1970 song by the Grateful Dead

"Box of Rain" is a song by the Grateful Dead, from their 1970 album American Beauty. The song was composed by bassist Phil Lesh and lyricist Robert Hunter, and sung by Lesh.

==The song==
- Key: G
- Time signature: 4/4 (with an occasional 2/4 measure)
- Chords used: A, Bm7/A, A4, D, Am, Em, C, G, Bm

"Box of Rain" is drawn from American folk and country musical roots. This is true of many Grateful Dead tunes, including most of the songs on American Beauty and their other 1970 release, Workingman's Dead. As the first song on American Beauty, it was also the first Grateful Dead song released on record to feature Phil Lesh as the lead vocalist.

The song also featured two musicians who are not in the band. Dave Torbert played bass, while Lesh played acoustic guitar. David Nelson (of New Riders of the Purple Sage) plays the lead guitar with a Fender Telecaster, while Jerry Garcia plays the piano.
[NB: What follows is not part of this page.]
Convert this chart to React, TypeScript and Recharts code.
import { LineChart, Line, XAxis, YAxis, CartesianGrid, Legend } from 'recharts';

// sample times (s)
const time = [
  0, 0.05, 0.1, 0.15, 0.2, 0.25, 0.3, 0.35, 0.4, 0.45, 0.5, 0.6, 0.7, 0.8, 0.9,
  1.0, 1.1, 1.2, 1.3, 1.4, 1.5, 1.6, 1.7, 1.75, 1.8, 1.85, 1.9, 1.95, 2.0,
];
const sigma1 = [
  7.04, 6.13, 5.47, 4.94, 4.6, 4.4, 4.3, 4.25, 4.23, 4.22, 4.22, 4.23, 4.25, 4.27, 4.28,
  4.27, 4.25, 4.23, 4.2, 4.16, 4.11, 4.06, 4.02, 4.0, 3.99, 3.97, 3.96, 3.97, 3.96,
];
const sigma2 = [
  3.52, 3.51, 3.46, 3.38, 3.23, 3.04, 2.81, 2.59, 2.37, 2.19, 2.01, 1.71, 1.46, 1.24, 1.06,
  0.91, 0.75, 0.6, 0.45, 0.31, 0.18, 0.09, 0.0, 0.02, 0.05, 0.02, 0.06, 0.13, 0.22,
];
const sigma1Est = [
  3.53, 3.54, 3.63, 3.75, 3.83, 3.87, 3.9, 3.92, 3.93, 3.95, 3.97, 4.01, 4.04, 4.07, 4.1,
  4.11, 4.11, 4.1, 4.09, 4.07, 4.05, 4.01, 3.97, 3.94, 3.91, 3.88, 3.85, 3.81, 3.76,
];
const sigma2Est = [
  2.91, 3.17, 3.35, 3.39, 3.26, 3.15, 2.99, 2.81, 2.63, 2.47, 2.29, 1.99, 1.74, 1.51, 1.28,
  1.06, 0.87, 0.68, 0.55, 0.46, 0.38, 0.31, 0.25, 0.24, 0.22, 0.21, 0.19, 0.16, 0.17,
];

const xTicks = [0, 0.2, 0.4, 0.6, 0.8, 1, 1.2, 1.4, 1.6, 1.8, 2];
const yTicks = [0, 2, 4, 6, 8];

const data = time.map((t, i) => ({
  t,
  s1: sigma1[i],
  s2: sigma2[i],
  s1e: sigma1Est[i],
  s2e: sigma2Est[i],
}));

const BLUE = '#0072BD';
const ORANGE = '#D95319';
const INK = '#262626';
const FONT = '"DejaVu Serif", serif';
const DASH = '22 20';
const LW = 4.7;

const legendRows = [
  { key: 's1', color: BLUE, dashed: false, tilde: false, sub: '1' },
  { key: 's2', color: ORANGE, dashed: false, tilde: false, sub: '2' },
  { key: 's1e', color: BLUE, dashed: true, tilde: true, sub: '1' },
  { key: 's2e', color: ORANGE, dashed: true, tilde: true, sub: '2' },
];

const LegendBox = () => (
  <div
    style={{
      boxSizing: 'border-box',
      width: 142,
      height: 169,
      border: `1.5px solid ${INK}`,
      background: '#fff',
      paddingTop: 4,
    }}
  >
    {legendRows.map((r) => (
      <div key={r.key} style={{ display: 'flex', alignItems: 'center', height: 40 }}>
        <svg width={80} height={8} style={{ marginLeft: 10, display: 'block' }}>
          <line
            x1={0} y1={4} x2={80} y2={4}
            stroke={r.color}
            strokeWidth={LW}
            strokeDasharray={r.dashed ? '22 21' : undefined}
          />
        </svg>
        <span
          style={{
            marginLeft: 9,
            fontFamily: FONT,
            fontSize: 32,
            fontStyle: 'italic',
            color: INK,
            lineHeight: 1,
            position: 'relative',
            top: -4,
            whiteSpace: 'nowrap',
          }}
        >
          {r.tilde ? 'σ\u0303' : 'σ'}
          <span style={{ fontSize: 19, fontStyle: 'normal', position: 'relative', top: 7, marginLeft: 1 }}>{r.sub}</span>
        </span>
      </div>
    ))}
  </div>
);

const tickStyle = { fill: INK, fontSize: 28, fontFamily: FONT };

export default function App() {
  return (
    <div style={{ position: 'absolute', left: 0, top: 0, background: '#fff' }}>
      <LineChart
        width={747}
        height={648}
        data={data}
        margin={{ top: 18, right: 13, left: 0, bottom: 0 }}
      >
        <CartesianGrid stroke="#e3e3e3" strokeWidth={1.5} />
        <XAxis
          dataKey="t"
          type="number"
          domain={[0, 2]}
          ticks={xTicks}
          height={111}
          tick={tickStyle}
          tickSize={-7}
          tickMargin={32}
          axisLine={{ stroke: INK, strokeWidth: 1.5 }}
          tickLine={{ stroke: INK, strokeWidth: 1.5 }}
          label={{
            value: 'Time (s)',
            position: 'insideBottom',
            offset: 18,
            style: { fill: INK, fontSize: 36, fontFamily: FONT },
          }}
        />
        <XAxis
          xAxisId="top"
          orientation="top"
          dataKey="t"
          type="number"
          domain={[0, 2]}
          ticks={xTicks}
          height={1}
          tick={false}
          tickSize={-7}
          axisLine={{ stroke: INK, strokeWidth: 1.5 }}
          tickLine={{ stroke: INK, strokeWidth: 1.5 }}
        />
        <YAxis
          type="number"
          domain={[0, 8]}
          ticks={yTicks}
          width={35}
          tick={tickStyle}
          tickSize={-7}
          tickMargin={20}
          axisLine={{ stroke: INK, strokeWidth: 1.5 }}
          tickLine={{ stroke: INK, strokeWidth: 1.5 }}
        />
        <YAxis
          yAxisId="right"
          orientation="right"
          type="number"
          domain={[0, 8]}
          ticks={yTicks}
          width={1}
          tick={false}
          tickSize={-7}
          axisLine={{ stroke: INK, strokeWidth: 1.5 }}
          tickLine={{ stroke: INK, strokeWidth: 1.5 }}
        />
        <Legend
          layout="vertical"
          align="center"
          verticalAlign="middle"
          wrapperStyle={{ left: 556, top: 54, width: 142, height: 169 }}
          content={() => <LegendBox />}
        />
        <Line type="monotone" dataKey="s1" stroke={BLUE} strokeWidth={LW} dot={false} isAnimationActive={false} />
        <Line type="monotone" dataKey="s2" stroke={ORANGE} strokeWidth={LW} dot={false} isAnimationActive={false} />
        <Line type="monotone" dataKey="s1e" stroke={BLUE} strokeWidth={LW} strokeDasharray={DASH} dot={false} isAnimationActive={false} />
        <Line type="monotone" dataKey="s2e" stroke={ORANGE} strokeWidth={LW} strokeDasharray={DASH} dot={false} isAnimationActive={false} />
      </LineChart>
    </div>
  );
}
Bob Weir sings harmony with Lesh and Garcia.

==Lyrics==
According to lyricist Hunter, Lesh "wanted a song to sing to his dying father and had composed a piece complete with every vocal nuance but the words. If ever a lyric 'wrote itself,' this did—as fast as the pen would pull." Lesh practiced the song driving to the nursing home where his father lay with terminal cancer.
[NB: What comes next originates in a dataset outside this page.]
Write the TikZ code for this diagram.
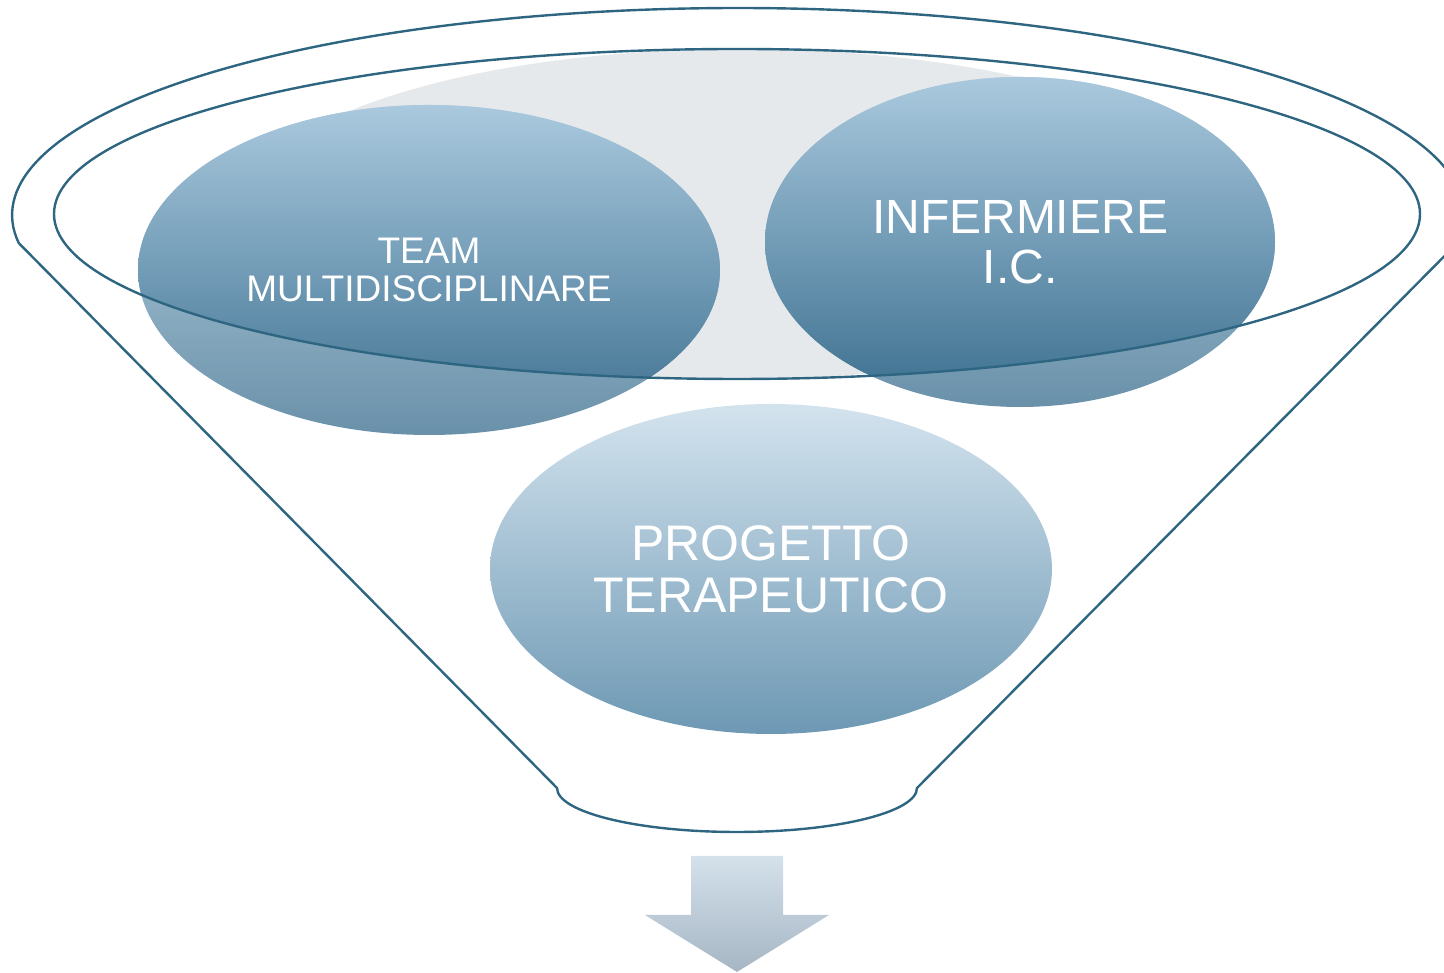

In an interview, Steve Silberman asked Hunter, "The song 'Box of Rain' began as a rough vocal outline from Phil Lesh. How does that process work?" Hunter replied, "Scat singing: Dum-dum dum, da-da-da-da, bump-dum-dum-dum-dum, dee-dee-dee. I'm able to translate people's scat. I hear English in it, almost as though I write down what I hear underneath that. I hear the intention. It's a talent like the Rubik's Cube, or something like that, and it comes easily to me. Which might be why I like language poetry. I can tell from the rhythms, or lack of rhythms, from the disjunctures and the end stoppages, what they're avoiding saying—the meaning that they would like to not be stating there, comes rushing through to me. I understand dogs. I can talk to babies." According to Hunter: "By 'box of rain,' I meant the world we live on, but 'ball' of rain didn't have the right ring to my ear, so box it became, and 'I don't know who put it there.'"

==Performance history==
"Box of Rain" debuted on September 17, 1970, at the Fillmore East in New York City during the acoustic portion of the show. That performance was its sole appearance for nearly two years. The Grateful Dead reintroduced it in the fall of 1972 and played it on and off for the rest of the year and 1973 before dropping it again.

Between 1976 and 1985, Lesh seldom sang with the group (confining his contributions to harmony vocals on "Truckin'") due to vocal cord damage from improper singing. Over 750 concerts after its last performance, "Box of Rain" was revived on March 20, 1986, at the Coliseum in Hampton, Virginia. After that, the song was frequently played in response to chants from the audience. Before Jerry Garcia's death on August 9, 1995, "Box of Rain" was the last song ever performed live at a Grateful Dead concert, during the final encore at Soldier Field in Chicago on July 9, 1995. It was the first song played at the first Fare Thee Well show at Soldier Field on July 3, 2015.

Hunter recorded the song on his 1980 album Jack O'Roses.

The Dead-inspired jam band Phish opened its October 25, 2024, concert in Albany, New York, with "Box of Rain" in tribute to Lesh, who had died earlier that day.

== Reception ==
In 2024, Rolling Stone ranked the song 364th on its updated list of the 500 Greatest Songs of All Time.